Given records

+---+

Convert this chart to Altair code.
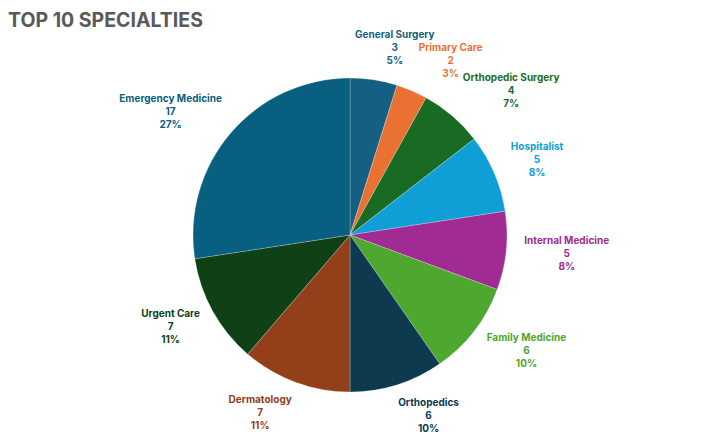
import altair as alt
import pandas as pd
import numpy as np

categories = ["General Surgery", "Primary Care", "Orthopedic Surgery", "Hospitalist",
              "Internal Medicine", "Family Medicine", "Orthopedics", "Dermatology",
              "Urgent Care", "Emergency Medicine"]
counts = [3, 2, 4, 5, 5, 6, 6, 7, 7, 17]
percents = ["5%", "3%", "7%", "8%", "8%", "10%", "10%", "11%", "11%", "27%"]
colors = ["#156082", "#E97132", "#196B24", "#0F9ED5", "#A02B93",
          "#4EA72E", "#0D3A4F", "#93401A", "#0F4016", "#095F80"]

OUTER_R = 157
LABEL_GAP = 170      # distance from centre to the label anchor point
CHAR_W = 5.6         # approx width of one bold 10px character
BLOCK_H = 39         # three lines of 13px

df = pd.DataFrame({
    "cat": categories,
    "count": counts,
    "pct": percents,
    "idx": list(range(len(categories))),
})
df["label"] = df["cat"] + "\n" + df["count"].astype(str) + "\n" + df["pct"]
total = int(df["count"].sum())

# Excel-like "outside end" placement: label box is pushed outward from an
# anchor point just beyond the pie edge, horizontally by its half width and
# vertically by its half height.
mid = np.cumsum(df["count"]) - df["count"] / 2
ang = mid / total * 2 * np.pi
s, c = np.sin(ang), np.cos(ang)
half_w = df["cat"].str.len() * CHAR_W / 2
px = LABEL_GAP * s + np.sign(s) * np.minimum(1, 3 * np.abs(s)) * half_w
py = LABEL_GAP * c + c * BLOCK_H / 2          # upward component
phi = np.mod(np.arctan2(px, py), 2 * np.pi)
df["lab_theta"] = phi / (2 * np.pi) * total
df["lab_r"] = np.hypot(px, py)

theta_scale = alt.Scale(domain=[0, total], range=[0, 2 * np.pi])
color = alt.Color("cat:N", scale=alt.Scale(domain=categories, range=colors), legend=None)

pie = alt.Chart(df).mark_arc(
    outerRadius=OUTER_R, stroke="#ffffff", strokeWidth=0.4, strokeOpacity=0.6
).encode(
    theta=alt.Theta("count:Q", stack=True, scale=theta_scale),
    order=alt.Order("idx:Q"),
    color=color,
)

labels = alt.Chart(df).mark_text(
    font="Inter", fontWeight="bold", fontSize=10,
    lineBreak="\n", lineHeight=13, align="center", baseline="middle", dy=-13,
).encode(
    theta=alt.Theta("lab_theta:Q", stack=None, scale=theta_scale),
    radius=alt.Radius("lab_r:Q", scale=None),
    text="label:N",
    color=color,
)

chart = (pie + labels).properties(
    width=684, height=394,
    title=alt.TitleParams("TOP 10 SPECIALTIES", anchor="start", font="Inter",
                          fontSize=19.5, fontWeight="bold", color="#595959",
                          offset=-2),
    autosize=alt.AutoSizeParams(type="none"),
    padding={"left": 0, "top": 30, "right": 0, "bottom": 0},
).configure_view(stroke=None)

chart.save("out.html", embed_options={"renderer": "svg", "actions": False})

+---+

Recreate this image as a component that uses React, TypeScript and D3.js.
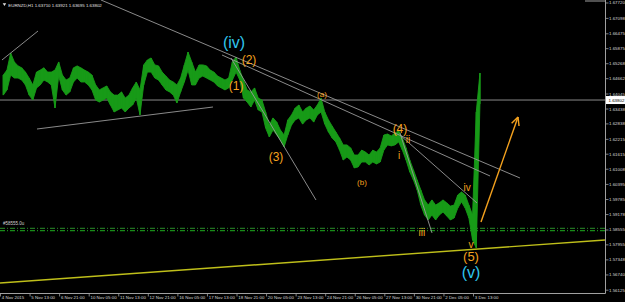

+---+

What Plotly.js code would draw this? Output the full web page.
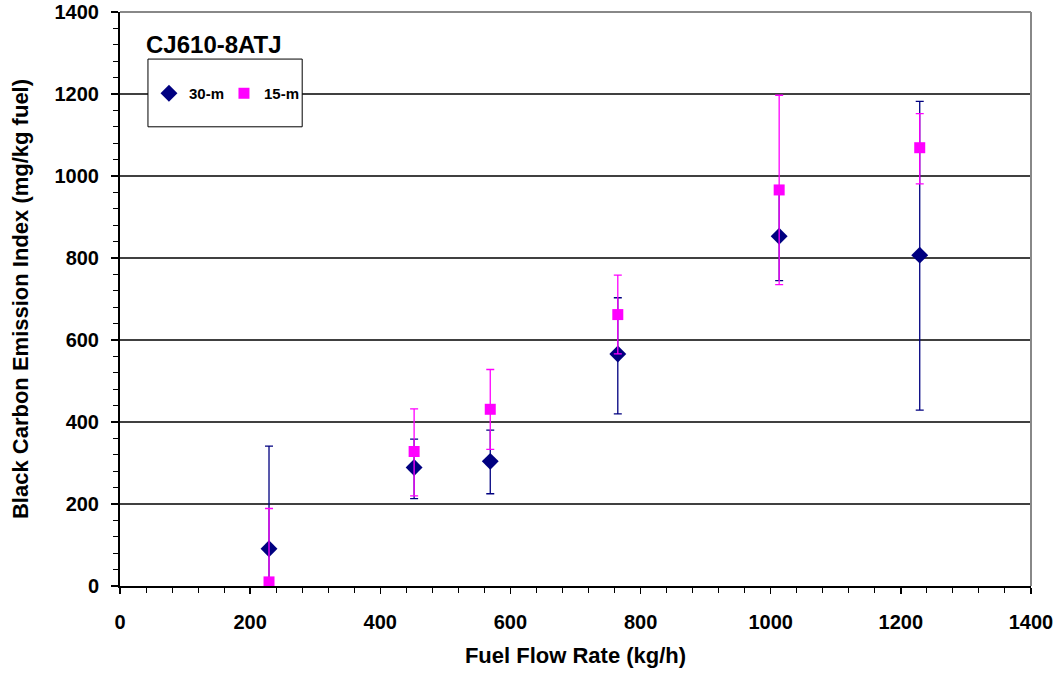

+---+

What needs to be done
Write out the lines beginning with the one that contains "Convert this chart to Altair code." and ending with the one that contains "scale=alt.Scale(domain=categories, range=colors), legend=None)", exactly as given. Leave pictures out.

Finished exercise
Convert this chart to Altair code.
import altair as alt
import pandas as pd
import numpy as np

categories = ["General Surgery", "Primary Care", "Orthopedic Surgery", "Hospitalist",
              "Internal Medicine", "Family Medicine", "Orthopedics", "Dermatology",
              "Urgent Care", "Emergency Medicine"]
counts = [3, 2, 4, 5, 5, 6, 6, 7, 7, 17]
percents = ["5%", "3%", "7%", "8%", "8%", "10%", "10%", "11%", "11%", "27%"]
colors = ["#156082", "#E97132", "#196B24", "#0F9ED5", "#A02B93",
          "#4EA72E", "#0D3A4F", "#93401A", "#0F4016", "#095F80"]

OUTER_R = 157
LABEL_GAP = 170      # distance from centre to the label anchor point
CHAR_W = 5.6         # approx width of one bold 10px character
BLOCK_H = 39         # three lines of 13px

df = pd.DataFrame({
    "cat": categories,
    "count": counts,
    "pct": percents,
    "idx": list(range(len(categories))),
})
df["label"] = df["cat"] + "\n" + df["count"].astype(str) + "\n" + df["pct"]
total = int(df["count"].sum())

# Excel-like "outside end" placement: label box is pushed outward from an
# anchor point just beyond the pie edge, horizontally by its half width and
# vertically by its half height.
mid = np.cumsum(df["count"]) - df["count"] / 2
ang = mid / total * 2 * np.pi
s, c = np.sin(ang), np.cos(ang)
half_w = df["cat"].str.len() * CHAR_W / 2
px = LABEL_GAP * s + np.sign(s) * np.minimum(1, 3 * np.abs(s)) * half_w
py = LABEL_GAP * c + c * BLOCK_H / 2          # upward component
phi = np.mod(np.arctan2(px, py), 2 * np.pi)
df["lab_theta"] = phi / (2 * np.pi) * total
df["lab_r"] = np.hypot(px, py)

theta_scale = alt.Scale(domain=[0, total], range=[0, 2 * np.pi])
color = alt.Color("cat:N", scale=alt.Scale(domain=categories, range=colors), legend=None)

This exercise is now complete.